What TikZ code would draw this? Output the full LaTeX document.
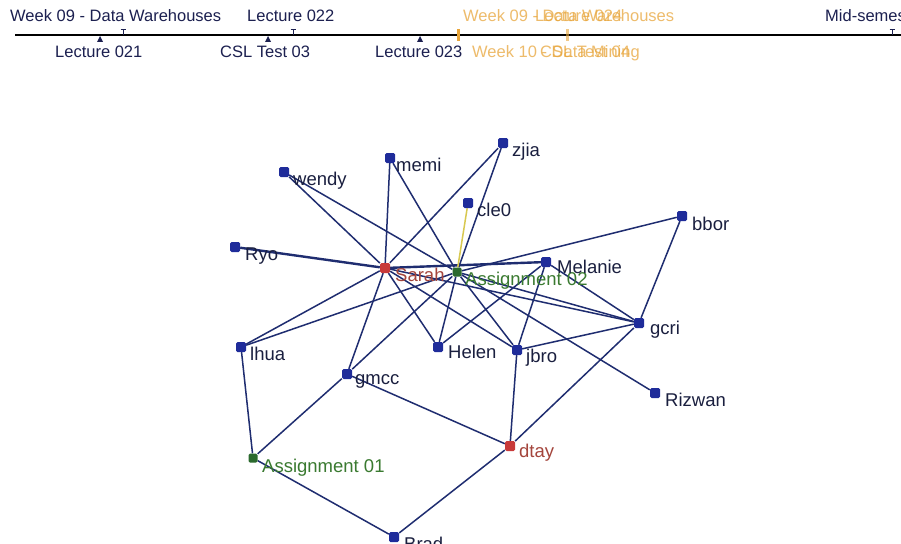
\documentclass[tikz,border=0pt]{standalone}
\usepackage{fontspec}
\setmainfont{Liberation Sans}
\usetikzlibrary{backgrounds}
\definecolor{nodeblue}{HTML}{1F2C9A}
\definecolor{edgecol}{HTML}{1F2D70}
\definecolor{redn}{HTML}{C83A3A}
\definecolor{redt}{HTML}{A4453C}
\definecolor{greenn}{HTML}{2B6A2E}
\definecolor{greent}{HTML}{3A7A30}
\definecolor{txt}{HTML}{1A1F3F}
\definecolor{tltxt}{HTML}{1C2050}
\definecolor{orng}{HTML}{E8A53A}
\definecolor{yel}{HTML}{D8C850}
\tikzset{
  vert/.style={rectangle, rounded corners=1.5pt, minimum size=10pt, inner sep=0pt, fill=nodeblue},
  vred/.style={vert, fill=redn},
  vgreen/.style={vert, fill=greenn, minimum size=9pt},
  lbl/.style={anchor=base west, inner sep=0pt, font=\fontsize{18.5}{18.5}\selectfont, text=txt},
  lblred/.style={lbl, text=redt},
  lblgreen/.style={lbl, text=greent},
  edge/.style={draw=edgecol, line width=1.5pt},
  thickedge/.style={draw=edgecol, line width=2.4pt},
  tl/.style={anchor=base west, inner sep=0pt, font=\fontsize{16.5}{16.5}\selectfont, text=tltxt},
  tlo/.style={tl, text=orng, opacity=0.75},
  tick/.style={draw=tltxt, line width=1pt},
  tri/.style={fill=tltxt},
}
\begin{document}
\begin{tikzpicture}[x=1pt,y=-1pt]
\useasboundingbox (0,0) rectangle (901,543);
\clip (0,0) rectangle (901,543);

% ---- timeline ----
\draw[draw=black, line width=1.2pt] (15,35) -- (901,35);
\node[tl] (t1) at (10,22) {Week 09 - Data Warehouses};
\node[tl] (t2) at (247,22) {Lecture 022};
\node[tl] (t3) at (825,22) {Mid-semester};
\node[tl] (b1) at (55,58) {Lecture 021};
\node[tl] (b2) at (220,58) {CSL Test 03};
\node[tl] (b3) at (375,58) {Lecture 023};
\node[tlo] (o1) at (463,22) {Week 09 - Data Warehouses};
\node[tlo] (o2) at (535,22) {Lecture 024};
\node[tlo] (o3) at (472,58) {Week 10 - Data Mining};
\node[tlo] (o4) at (540,58) {CSL Test 04};
% top ticks
\foreach \x in {123,293,892}{
  \draw[tick] (\x,30) -- (\x,35);
  \draw[tick] (\x-2.5,30) -- (\x+2.5,30);
}
% bottom markers
\foreach \x in {100,268,420}{
  \fill[tri] (\x,36) -- (\x-3,42) -- (\x+3,42) -- cycle;
}
% orange markers
\fill[orng] (456.5,29) rectangle (459.5,41);
\fill[orng, opacity=0.6] (565.5,29) rectangle (568.5,41);

% ---- graph nodes ----
\node[vert] (wendy) at (284,172) {};
\node[vert] (memi) at (390,158) {};
\node[vert] (zjia) at (503,143) {};
\node[vert] (cle0) at (468,203) {};
\node[vert] (bbor) at (682,216) {};
\node[vert] (ryo) at (235,247) {};
\node[vred] (sarah) at (385,268) {};
\node[vgreen] (a02) at (457,272) {};
\node[vert] (melanie) at (546,262) {};
\node[vert] (gcri) at (639,323) {};
\node[vert] (lhua) at (241,347) {};
\node[vert] (helen) at (438,347) {};
\node[vert] (jbro) at (517,350) {};
\node[vert] (gmcc) at (347,374) {};
\node[vert] (rizwan) at (655,393) {};
\node[vred] (dtay) at (510,446) {};
\node[vgreen] (a01) at (253,458) {};
\node[vert] (brad) at (394,537) {};

% ---- labels ----
\node[lbl] (wendyT) at (293,185) {wendy};
\node[lbl] (memiT) at (396,171) {memi};
\node[lbl] (zjiaT) at (512,156) {zjia};
\node[lbl] (cle0T) at (477,216) {cle0};
\node[lbl] (bborT) at (692,230) {bbor};
\node[lbl] (ryoT) at (245,260) {Ryo};
\node[lblred] (sarahT) at (395,281) {Sarah};
\node[lblgreen] (a02T) at (465,285) {Assignment 02};
\node[lbl] (melanieT) at (557,273) {Melanie};
\node[lbl] (gcriT) at (650,334) {gcri};
\node[lbl] (lhuaT) at (250,360) {lhua};
\node[lbl] (helenT) at (448,358) {Helen};
\node[lbl] (jbroT) at (526,362) {jbro};
\node[lbl] (gmccT) at (355,384) {gmcc};
\node[lbl] (rizwanT) at (665,406) {Rizwan};
\node[lblred] (dtayT) at (519,457) {dtay};
\node[lblgreen] (a01T) at (262,472) {Assignment 01};
\node[lbl] (bradT) at (404,550) {Brad};

% ---- edges ----
\begin{scope}[on background layer]
  \fill[white] (0,0) rectangle (901,543);
  \foreach \a in {wendy,memi,zjia,helen,jbro,gcri,lhua,gmcc}
    \draw[edge] (sarah) -- (\a);
  \draw[thickedge] (ryo) -- (sarah);
  \draw[thickedge] (sarah) -- (melanie);
  \foreach \a in {wendy,memi,zjia,bbor,helen,jbro,gcri,rizwan,lhua,gmcc}
    \draw[edge] (a02) -- (\a);
  \draw[draw=yel, line width=1.5pt] (a02) -- (cle0);
  \draw[edge] (melanie) -- (jbro);
  \draw[edge] (melanie) -- (gcri);
  \draw[edge] (melanie) -- (helen);
  \draw[edge] (bbor) -- (gcri);
  \draw[edge] (jbro) -- (gcri);
  \draw[edge] (jbro) -- (dtay);
  \draw[edge] (gcri) -- (dtay);
  \draw[edge] (gmcc) -- (dtay);
  \draw[edge] (gmcc) -- (a01);
  \draw[edge] (lhua) -- (a01);
  \draw[edge] (a01) -- (brad);
  \draw[edge] (dtay) -- (brad);
\end{scope}
\end{tikzpicture}
\end{document}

Stated goal: Return to the listing above and set it down exactly, leaving out its pictures.

Response to this exercise:
What TikZ code would draw this? Output the full LaTeX document.
\documentclass[tikz,border=0pt]{standalone}
\usepackage{fontspec}
\setmainfont{Liberation Sans}
\usetikzlibrary{backgrounds}
\definecolor{nodeblue}{HTML}{1F2C9A}
\definecolor{edgecol}{HTML}{1F2D70}
\definecolor{redn}{HTML}{C83A3A}
\definecolor{redt}{HTML}{A4453C}
\definecolor{greenn}{HTML}{2B6A2E}
\definecolor{greent}{HTML}{3A7A30}
\definecolor{txt}{HTML}{1A1F3F}
\definecolor{tltxt}{HTML}{1C2050}
\definecolor{orng}{HTML}{E8A53A}
\definecolor{yel}{HTML}{D8C850}
\tikzset{
  vert/.style={rectangle, rounded corners=1.5pt, minimum size=10pt, inner sep=0pt, fill=nodeblue},
  vred/.style={vert, fill=redn},
  vgreen/.style={vert, fill=greenn, minimum size=9pt},
  lbl/.style={anchor=base west, inner sep=0pt, font=\fontsize{18.5}{18.5}\selectfont, text=txt},
  lblred/.style={lbl, text=redt},
  lblgreen/.style={lbl, text=greent},
  edge/.style={draw=edgecol, line width=1.5pt},
  thickedge/.style={draw=edgecol, line width=2.4pt},
  tl/.style={anchor=base west, inner sep=0pt, font=\fontsize{16.5}{16.5}\selectfont, text=tltxt},
  tlo/.style={tl, text=orng, opacity=0.75},
  tick/.style={draw=tltxt, line width=1pt},
  tri/.style={fill=tltxt},
}
\begin{document}
\begin{tikzpicture}[x=1pt,y=-1pt]
\useasboundingbox (0,0) rectangle (901,543);
\clip (0,0) rectangle (901,543);

% ---- timeline ----
\draw[draw=black, line width=1.2pt] (15,35) -- (901,35);
\node[tl] (t1) at (10,22) {Week 09 - Data Warehouses};
\node[tl] (t2) at (247,22) {Lecture 022};
\node[tl] (t3) at (825,22) {Mid-semester};
\node[tl] (b1) at (55,58) {Lecture 021};
\node[tl] (b2) at (220,58) {CSL Test 03};
\node[tl] (b3) at (375,58) {Lecture 023};
\node[tlo] (o1) at (463,22) {Week 09 - Data Warehouses};
\node[tlo] (o2) at (535,22) {Lecture 024};
\node[tlo] (o3) at (472,58) {Week 10 - Data Mining};
\node[tlo] (o4) at (540,58) {CSL Test 04};
% top ticks
\foreach \x in {123,293,892}{
  \draw[tick] (\x,30) -- (\x,35);
  \draw[tick] (\x-2.5,30) -- (\x+2.5,30);
}
% bottom markers
\foreach \x in {100,268,420}{
  \fill[tri] (\x,36) -- (\x-3,42) -- (\x+3,42) -- cycle;
}
% orange markers
\fill[orng] (456.5,29) rectangle (459.5,41);
\fill[orng, opacity=0.6] (565.5,29) rectangle (568.5,41);

% ---- graph nodes ----
\node[vert] (wendy) at (284,172) {};
\node[vert] (memi) at (390,158) {};
\node[vert] (zjia) at (503,143) {};
\node[vert] (cle0) at (468,203) {};
\node[vert] (bbor) at (682,216) {};
\node[vert] (ryo) at (235,247) {};
\node[vred] (sarah) at (385,268) {};
\node[vgreen] (a02) at (457,272) {};
\node[vert] (melanie) at (546,262) {};
\node[vert] (gcri) at (639,323) {};
\node[vert] (lhua) at (241,347) {};
\node[vert] (helen) at (438,347) {};
\node[vert] (jbro) at (517,350) {};
\node[vert] (gmcc) at (347,374) {};
\node[vert] (rizwan) at (655,393) {};
\node[vred] (dtay) at (510,446) {};
\node[vgreen] (a01) at (253,458) {};
\node[vert] (brad) at (394,537) {};

% ---- labels ----
\node[lbl] (wendyT) at (293,185) {wendy};
\node[lbl] (memiT) at (396,171) {memi};
\node[lbl] (zjiaT) at (512,156) {zjia};
\node[lbl] (cle0T) at (477,216) {cle0};
\node[lbl] (bborT) at (692,230) {bbor};
\node[lbl] (ryoT) at (245,260) {Ryo};
\node[lblred] (sarahT) at (395,281) {Sarah};
\node[lblgreen] (a02T) at (465,285) {Assignment 02};
\node[lbl] (melanieT) at (557,273) {Melanie};
\node[lbl] (gcriT) at (650,334) {gcri};
\node[lbl] (lhuaT) at (250,360) {lhua};
\node[lbl] (helenT) at (448,358) {Helen};
\node[lbl] (jbroT) at (526,362) {jbro};
\node[lbl] (gmccT) at (355,384) {gmcc};
\node[lbl] (rizwanT) at (665,406) {Rizwan};
\node[lblred] (dtayT) at (519,457) {dtay};
\node[lblgreen] (a01T) at (262,472) {Assignment 01};
\node[lbl] (bradT) at (404,550) {Brad};

% ---- edges ----
\begin{scope}[on background layer]
  \fill[white] (0,0) rectangle (901,543);
  \foreach \a in {wendy,memi,zjia,helen,jbro,gcri,lhua,gmcc}
    \draw[edge] (sarah) -- (\a);
  \draw[thickedge] (ryo) -- (sarah);
  \draw[thickedge] (sarah) -- (melanie);
  \foreach \a in {wendy,memi,zjia,bbor,helen,jbro,gcri,rizwan,lhua,gmcc}
    \draw[edge] (a02) -- (\a);
  \draw[draw=yel, line width=1.5pt] (a02) -- (cle0);
  \draw[edge] (melanie) -- (jbro);
  \draw[edge] (melanie) -- (gcri);
  \draw[edge] (melanie) -- (helen);
  \draw[edge] (bbor) -- (gcri);
  \draw[edge] (jbro) -- (gcri);
  \draw[edge] (jbro) -- (dtay);
  \draw[edge] (gcri) -- (dtay);
  \draw[edge] (gmcc) -- (dtay);
  \draw[edge] (gmcc) -- (a01);
  \draw[edge] (lhua) -- (a01);
  \draw[edge] (a01) -- (brad);
  \draw[edge] (dtay) -- (brad);
\end{scope}
\end{tikzpicture}
\end{document}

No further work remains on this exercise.